### TASK DETAILS:
Gather up the lines with the word "React" in them.

+===+

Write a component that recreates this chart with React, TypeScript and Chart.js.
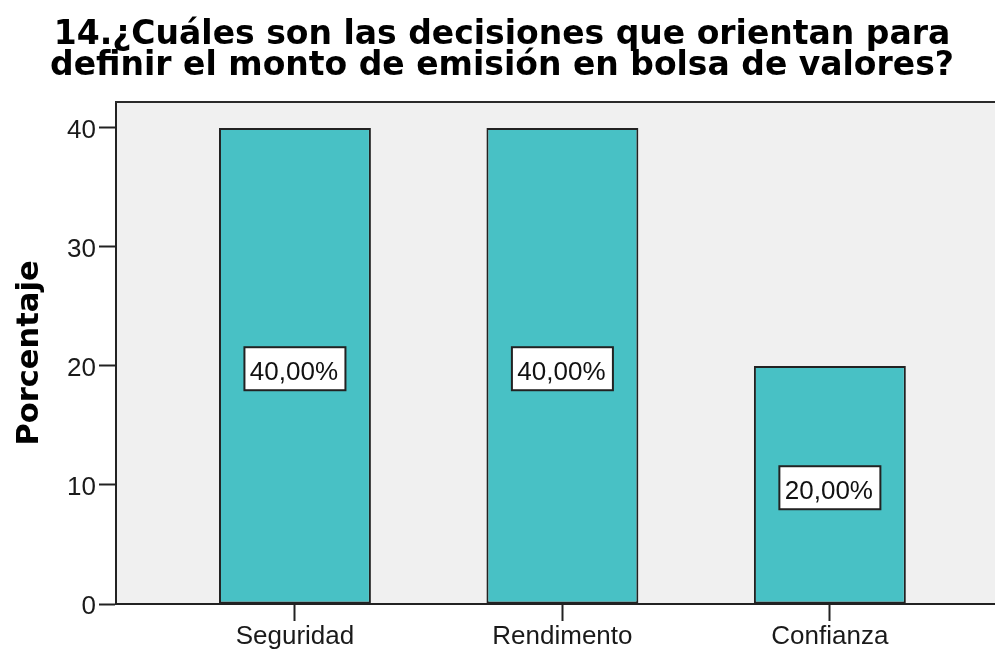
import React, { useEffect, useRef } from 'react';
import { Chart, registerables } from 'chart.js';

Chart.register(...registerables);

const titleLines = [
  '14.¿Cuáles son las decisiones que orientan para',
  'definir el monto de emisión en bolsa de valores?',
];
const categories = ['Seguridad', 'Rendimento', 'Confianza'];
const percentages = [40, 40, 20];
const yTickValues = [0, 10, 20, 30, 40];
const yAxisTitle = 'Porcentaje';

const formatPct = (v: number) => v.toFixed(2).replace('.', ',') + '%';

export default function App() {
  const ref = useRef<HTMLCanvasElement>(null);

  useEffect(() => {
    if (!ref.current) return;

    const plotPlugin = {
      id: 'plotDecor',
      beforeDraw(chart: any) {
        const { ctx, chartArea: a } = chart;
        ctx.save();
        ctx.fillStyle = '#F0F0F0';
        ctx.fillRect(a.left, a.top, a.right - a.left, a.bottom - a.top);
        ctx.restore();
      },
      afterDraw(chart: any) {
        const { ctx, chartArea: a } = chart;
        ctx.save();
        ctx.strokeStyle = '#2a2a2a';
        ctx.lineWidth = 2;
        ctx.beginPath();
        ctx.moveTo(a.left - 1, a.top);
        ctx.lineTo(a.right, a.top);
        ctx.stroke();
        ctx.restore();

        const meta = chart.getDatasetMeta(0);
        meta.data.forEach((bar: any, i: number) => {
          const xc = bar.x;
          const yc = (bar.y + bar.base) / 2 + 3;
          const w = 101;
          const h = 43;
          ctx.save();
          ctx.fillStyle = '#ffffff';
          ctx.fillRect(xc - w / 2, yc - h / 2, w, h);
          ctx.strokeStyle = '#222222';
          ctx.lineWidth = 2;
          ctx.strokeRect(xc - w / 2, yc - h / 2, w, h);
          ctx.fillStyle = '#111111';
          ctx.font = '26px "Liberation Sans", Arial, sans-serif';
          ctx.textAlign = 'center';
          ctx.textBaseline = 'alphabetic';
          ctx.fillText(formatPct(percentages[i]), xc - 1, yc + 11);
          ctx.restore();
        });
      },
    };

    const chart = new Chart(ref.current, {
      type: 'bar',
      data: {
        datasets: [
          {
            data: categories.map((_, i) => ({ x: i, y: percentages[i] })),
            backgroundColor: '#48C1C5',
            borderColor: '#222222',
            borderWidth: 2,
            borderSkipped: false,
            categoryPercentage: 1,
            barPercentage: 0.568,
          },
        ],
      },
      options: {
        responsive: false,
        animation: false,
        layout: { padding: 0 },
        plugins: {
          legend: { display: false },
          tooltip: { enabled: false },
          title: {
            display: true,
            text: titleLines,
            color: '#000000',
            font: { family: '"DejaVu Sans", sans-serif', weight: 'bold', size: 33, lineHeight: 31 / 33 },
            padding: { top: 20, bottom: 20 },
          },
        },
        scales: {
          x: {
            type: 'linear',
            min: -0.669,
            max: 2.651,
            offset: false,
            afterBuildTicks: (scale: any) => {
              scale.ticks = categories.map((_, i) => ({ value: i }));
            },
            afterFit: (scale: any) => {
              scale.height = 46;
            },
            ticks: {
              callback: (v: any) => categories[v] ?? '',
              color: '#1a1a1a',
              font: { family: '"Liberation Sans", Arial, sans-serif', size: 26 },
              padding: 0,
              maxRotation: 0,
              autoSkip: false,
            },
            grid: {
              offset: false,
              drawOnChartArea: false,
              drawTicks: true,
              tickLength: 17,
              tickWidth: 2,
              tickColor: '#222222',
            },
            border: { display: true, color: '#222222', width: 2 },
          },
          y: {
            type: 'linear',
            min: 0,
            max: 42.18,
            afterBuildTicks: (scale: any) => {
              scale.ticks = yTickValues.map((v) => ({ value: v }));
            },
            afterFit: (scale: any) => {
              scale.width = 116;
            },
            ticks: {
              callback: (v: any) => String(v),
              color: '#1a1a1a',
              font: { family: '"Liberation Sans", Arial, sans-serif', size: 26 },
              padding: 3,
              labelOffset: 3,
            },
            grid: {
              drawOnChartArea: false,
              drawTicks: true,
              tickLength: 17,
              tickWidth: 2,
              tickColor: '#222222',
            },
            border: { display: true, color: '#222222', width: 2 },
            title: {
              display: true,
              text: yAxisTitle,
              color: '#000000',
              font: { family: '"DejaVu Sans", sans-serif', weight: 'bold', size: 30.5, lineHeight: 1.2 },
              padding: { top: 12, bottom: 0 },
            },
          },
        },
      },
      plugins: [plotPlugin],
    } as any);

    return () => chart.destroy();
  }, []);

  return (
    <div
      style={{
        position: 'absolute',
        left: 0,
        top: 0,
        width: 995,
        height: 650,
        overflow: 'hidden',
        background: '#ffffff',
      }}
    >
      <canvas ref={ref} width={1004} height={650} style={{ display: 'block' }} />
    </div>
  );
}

+===+

### SOLUTION TO THIS TASK:
Write a component that recreates this chart with React, TypeScript and Chart.js.
import React, { useEffect, useRef } from 'react';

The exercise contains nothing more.